If your contribution is merely your usual “If you can’t do everything at once, there’s no point in doing anything, now look at how above it all I am!” then you’ve reached the end of it.

So keeping your absolutism is worth 20,000 deaths per year to you. Assuming, that is, that none of them is you.

Well, you do get points for honesty on that, at least.

And there you lost it all. Pity.

Look at California and New York City. That’s the minimum a lot of gun control advocates would like to see. Before Heller Washington DC had a law that said you could “own” a handgun only as some non-functional disassembled pieces of metal. Of course there wouldn’t be zero guns, but the goal of gun control is to limit as much as possible the private possession of deadly force; while Second Amendment advocates say that the whole point is allowing such private possession.
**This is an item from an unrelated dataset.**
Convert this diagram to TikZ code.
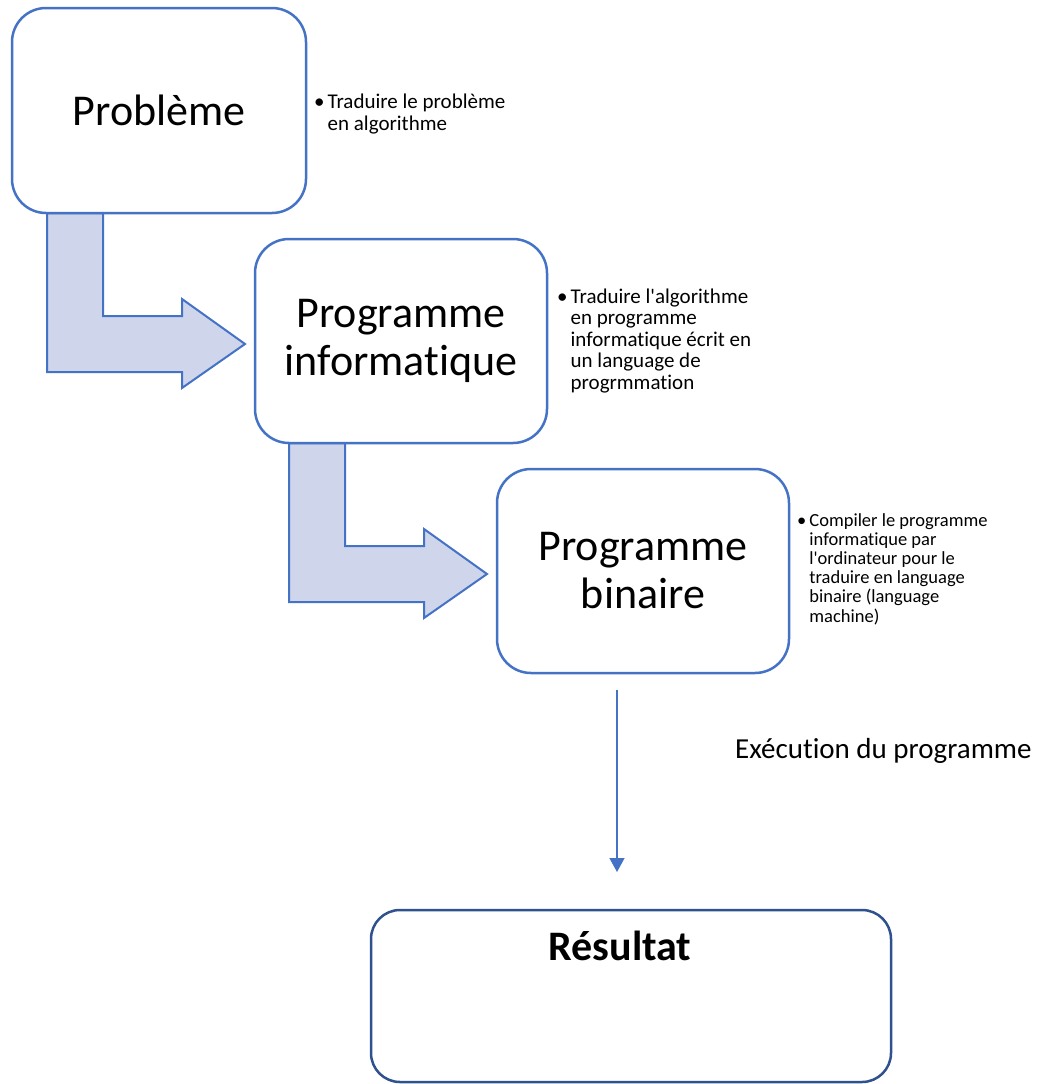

The same amendment that some gun control proponents insist refers only to the states having a National Guard? The amendment that the court had to explicitly say "what is not debatable is that it is not the role of this court to pronounce the Second Amendment extinct.”

I used to do that but between my last mobile device not allowing multiquotes and the complaints I got about walls of text, I just respond to posts individually now.

The large bulk of that number is suicides and while I agree that something can be done to reduce suicides, access to guns does not seem to be a huge determining factor in suicide rates. Our suicide rates are lower than the global average and dead fucking average for wealthy industrialize nations.

Our murder rate is very high and frankly much of that is similar to the murder rate we saw during prohibition. So many gun deaths are related to the drug trade and gangs that deal drugs that its one of the first things you ask during a murder investigation.